### Set problem
Below is a listing; copy all of it exactly.

** Begin Dataset excerpt **

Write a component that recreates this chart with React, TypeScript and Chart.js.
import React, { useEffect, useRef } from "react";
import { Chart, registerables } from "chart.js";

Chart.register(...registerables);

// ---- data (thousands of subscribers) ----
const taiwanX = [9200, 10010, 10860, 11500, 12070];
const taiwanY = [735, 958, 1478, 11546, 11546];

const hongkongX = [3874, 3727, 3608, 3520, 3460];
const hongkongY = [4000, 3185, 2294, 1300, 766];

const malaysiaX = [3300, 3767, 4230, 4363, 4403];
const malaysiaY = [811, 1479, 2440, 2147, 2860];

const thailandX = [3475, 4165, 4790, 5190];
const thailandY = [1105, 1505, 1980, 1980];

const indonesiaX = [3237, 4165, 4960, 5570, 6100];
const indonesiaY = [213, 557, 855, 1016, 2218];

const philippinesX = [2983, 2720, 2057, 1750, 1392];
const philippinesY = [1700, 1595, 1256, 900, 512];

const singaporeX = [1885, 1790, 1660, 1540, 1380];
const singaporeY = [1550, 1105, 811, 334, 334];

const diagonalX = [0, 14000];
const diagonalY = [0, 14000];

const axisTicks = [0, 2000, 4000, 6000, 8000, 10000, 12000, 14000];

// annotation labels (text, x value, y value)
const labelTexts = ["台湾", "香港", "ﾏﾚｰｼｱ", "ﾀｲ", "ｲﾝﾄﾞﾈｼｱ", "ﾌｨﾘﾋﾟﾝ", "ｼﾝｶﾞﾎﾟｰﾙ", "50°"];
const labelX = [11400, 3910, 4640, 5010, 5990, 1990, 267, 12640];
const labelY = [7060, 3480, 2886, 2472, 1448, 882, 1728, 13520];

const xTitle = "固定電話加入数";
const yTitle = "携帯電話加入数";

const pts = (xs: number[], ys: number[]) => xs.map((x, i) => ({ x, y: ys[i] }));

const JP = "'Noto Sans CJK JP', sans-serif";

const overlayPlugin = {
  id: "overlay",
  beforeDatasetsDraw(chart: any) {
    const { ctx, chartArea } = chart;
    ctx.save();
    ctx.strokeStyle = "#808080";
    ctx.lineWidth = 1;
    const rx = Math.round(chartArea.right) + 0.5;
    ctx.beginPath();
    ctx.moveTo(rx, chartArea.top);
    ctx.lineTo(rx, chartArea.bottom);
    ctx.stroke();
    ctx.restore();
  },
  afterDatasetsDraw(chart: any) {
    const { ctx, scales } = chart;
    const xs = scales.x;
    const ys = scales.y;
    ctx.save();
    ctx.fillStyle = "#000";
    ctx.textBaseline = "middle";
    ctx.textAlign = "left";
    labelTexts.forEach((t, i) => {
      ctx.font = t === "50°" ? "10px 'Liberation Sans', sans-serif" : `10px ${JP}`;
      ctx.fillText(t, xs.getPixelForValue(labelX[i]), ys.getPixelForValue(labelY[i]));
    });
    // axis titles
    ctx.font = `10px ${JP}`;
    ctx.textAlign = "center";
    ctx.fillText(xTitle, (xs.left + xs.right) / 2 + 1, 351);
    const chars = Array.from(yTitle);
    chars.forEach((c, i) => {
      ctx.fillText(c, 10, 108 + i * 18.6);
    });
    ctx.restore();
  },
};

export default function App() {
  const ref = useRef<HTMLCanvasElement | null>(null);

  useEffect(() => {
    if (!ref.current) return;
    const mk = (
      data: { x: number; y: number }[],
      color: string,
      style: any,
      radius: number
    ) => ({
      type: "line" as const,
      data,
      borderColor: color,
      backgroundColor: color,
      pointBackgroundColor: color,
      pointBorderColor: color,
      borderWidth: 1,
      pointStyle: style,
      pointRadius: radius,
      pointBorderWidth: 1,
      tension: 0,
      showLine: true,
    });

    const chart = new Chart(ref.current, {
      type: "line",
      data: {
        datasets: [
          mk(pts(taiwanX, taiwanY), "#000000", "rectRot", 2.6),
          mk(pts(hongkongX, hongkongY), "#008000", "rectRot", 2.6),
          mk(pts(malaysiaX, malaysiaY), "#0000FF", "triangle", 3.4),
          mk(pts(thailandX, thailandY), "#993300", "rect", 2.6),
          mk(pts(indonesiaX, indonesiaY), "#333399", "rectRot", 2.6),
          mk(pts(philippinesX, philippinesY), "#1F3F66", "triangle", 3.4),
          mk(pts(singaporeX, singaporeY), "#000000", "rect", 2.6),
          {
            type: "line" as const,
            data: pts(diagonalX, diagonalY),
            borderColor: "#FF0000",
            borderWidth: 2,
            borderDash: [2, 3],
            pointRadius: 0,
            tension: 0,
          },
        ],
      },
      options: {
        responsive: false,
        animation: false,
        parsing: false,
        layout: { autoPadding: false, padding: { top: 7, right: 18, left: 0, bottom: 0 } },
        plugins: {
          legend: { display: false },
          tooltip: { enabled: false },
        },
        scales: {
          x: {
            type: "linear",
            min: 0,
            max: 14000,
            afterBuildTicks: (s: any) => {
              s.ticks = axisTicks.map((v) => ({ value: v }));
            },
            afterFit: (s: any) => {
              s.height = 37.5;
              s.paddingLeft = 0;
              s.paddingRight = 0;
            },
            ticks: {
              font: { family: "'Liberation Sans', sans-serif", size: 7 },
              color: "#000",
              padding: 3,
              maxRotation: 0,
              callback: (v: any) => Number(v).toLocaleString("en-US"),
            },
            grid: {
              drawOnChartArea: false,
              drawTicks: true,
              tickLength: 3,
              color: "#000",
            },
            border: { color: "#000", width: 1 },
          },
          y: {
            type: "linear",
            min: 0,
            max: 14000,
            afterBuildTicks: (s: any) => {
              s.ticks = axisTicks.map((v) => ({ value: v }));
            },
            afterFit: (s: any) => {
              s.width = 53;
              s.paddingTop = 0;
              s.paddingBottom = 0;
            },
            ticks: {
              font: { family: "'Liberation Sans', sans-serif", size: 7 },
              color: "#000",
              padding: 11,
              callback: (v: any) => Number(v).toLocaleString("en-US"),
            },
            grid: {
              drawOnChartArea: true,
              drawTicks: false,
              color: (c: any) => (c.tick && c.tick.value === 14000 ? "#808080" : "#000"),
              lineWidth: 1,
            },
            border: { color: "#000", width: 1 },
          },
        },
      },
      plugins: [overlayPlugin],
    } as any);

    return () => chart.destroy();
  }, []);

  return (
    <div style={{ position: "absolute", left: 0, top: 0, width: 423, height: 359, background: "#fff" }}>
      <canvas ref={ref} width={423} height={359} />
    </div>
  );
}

** End Dataset excerpt **

### Solution for this problem
Write a component that recreates this chart with React, TypeScript and Chart.js.
import React, { useEffect, useRef } from "react";
import { Chart, registerables } from "chart.js";

Chart.register(...registerables);

// ---- data (thousands of subscribers) ----
const taiwanX = [9200, 10010, 10860, 11500, 12070];
const taiwanY = [735, 958, 1478, 11546, 11546];

const hongkongX = [3874, 3727, 3608, 3520, 3460];
const hongkongY = [4000, 3185, 2294, 1300, 766];

const malaysiaX = [3300, 3767, 4230, 4363, 4403];
const malaysiaY = [811, 1479, 2440, 2147, 2860];

const thailandX = [3475, 4165, 4790, 5190];
const thailandY = [1105, 1505, 1980, 1980];

const indonesiaX = [3237, 4165, 4960, 5570, 6100];
const indonesiaY = [213, 557, 855, 1016, 2218];

const philippinesX = [2983, 2720, 2057, 1750, 1392];
const philippinesY = [1700, 1595, 1256, 900, 512];

const singaporeX = [1885, 1790, 1660, 1540, 1380];
const singaporeY = [1550, 1105, 811, 334, 334];

const diagonalX = [0, 14000];
const diagonalY = [0, 14000];

const axisTicks = [0, 2000, 4000, 6000, 8000, 10000, 12000, 14000];

// annotation labels (text, x value, y value)
const labelTexts = ["台湾", "香港", "ﾏﾚｰｼｱ", "ﾀｲ", "ｲﾝﾄﾞﾈｼｱ", "ﾌｨﾘﾋﾟﾝ", "ｼﾝｶﾞﾎﾟｰﾙ", "50°"];
const labelX = [11400, 3910, 4640, 5010, 5990, 1990, 267, 12640];
const labelY = [7060, 3480, 2886, 2472, 1448, 882, 1728, 13520];

const xTitle = "固定電話加入数";
const yTitle = "携帯電話加入数";

const pts = (xs: number[], ys: number[]) => xs.map((x, i) => ({ x, y: ys[i] }));

const JP = "'Noto Sans CJK JP', sans-serif";

const overlayPlugin = {
  id: "overlay",
  beforeDatasetsDraw(chart: any) {
    const { ctx, chartArea } = chart;
    ctx.save();
    ctx.strokeStyle = "#808080";
    ctx.lineWidth = 1;
    const rx = Math.round(chartArea.right) + 0.5;
    ctx.beginPath();
    ctx.moveTo(rx, chartArea.top);
    ctx.lineTo(rx, chartArea.bottom);
    ctx.stroke();
    ctx.restore();
  },
  afterDatasetsDraw(chart: any) {
    const { ctx, scales } = chart;
    const xs = scales.x;
    const ys = scales.y;
    ctx.save();
    ctx.fillStyle = "#000";
    ctx.textBaseline = "middle";
    ctx.textAlign = "left";
    labelTexts.forEach((t, i) => {
      ctx.font = t === "50°" ? "10px 'Liberation Sans', sans-serif" : `10px ${JP}`;
      ctx.fillText(t, xs.getPixelForValue(labelX[i]), ys.getPixelForValue(labelY[i]));
    });
    // axis titles
    ctx.font = `10px ${JP}`;
    ctx.textAlign = "center";
    ctx.fillText(xTitle, (xs.left + xs.right) / 2 + 1, 351);
    const chars = Array.from(yTitle);
    chars.forEach((c, i) => {
      ctx.fillText(c, 10, 108 + i * 18.6);
    });
    ctx.restore();
  },
};

export default function App() {
  const ref = useRef<HTMLCanvasElement | null>(null);

  useEffect(() => {
    if (!ref.current) return;
    const mk = (
      data: { x: number; y: number }[],
      color: string,
      style: any,
      radius: number
    ) => ({
      type: "line" as const,
      data,
      borderColor: color,
      backgroundColor: color,
      pointBackgroundColor: color,
      pointBorderColor: color,
      borderWidth: 1,
      pointStyle: style,
      pointRadius: radius,
      pointBorderWidth: 1,
      tension: 0,
      showLine: true,
    });

    const chart = new Chart(ref.current, {
      type: "line",
      data: {
        datasets: [
          mk(pts(taiwanX, taiwanY), "#000000", "rectRot", 2.6),
          mk(pts(hongkongX, hongkongY), "#008000", "rectRot", 2.6),
          mk(pts(malaysiaX, malaysiaY), "#0000FF", "triangle", 3.4),
          mk(pts(thailandX, thailandY), "#993300", "rect", 2.6),
          mk(pts(indonesiaX, indonesiaY), "#333399", "rectRot", 2.6),
          mk(pts(philippinesX, philippinesY), "#1F3F66", "triangle", 3.4),
          mk(pts(singaporeX, singaporeY), "#000000", "rect", 2.6),
          {
            type: "line" as const,
            data: pts(diagonalX, diagonalY),
            borderColor: "#FF0000",
            borderWidth: 2,
            borderDash: [2, 3],
            pointRadius: 0,
            tension: 0,
          },
        ],
      },
      options: {
        responsive: false,
        animation: false,
        parsing: false,
        layout: { autoPadding: false, padding: { top: 7, right: 18, left: 0, bottom: 0 } },
        plugins: {
          legend: { display: false },
          tooltip: { enabled: false },
        },
        scales: {
          x: {
            type: "linear",
            min: 0,
            max: 14000,
            afterBuildTicks: (s: any) => {
              s.ticks = axisTicks.map((v) => ({ value: v }));
            },
            afterFit: (s: any) => {
              s.height = 37.5;
              s.paddingLeft = 0;
              s.paddingRight = 0;
            },
            ticks: {
              font: { family: "'Liberation Sans', sans-serif", size: 7 },
              color: "#000",
              padding: 3,
              maxRotation: 0,
              callback: (v: any) => Number(v).toLocaleString("en-US"),
            },
            grid: {
              drawOnChartArea: false,
              drawTicks: true,
              tickLength: 3,
              color: "#000",
            },
            border: { color: "#000", width: 1 },
          },
          y: {
            type: "linear",
            min: 0,
            max: 14000,
            afterBuildTicks: (s: any) => {
              s.ticks = axisTicks.map((v) => ({ value: v }));
            },
            afterFit: (s: any) => {
              s.width = 53;
              s.paddingTop = 0;
              s.paddingBottom = 0;
            },
            ticks: {
              font: { family: "'Liberation Sans', sans-serif", size: 7 },
              color: "#000",
              padding: 11,
              callback: (v: any) => Number(v).toLocaleString("en-US"),
            },
            grid: {
              drawOnChartArea: true,
              drawTicks: false,
              color: (c: any) => (c.tick && c.tick.value === 14000 ? "#808080" : "#000"),
              lineWidth: 1,
            },
            border: { color: "#000", width: 1 },
          },
        },
      },
      plugins: [overlayPlugin],
    } as any);

    return () => chart.destroy();
  }, []);

  return (
    <div style={{ position: "absolute", left: 0, top: 0, width: 423, height: 359, background: "#fff" }}>
      <canvas ref={ref} width={423} height={359} />
    </div>
  );
}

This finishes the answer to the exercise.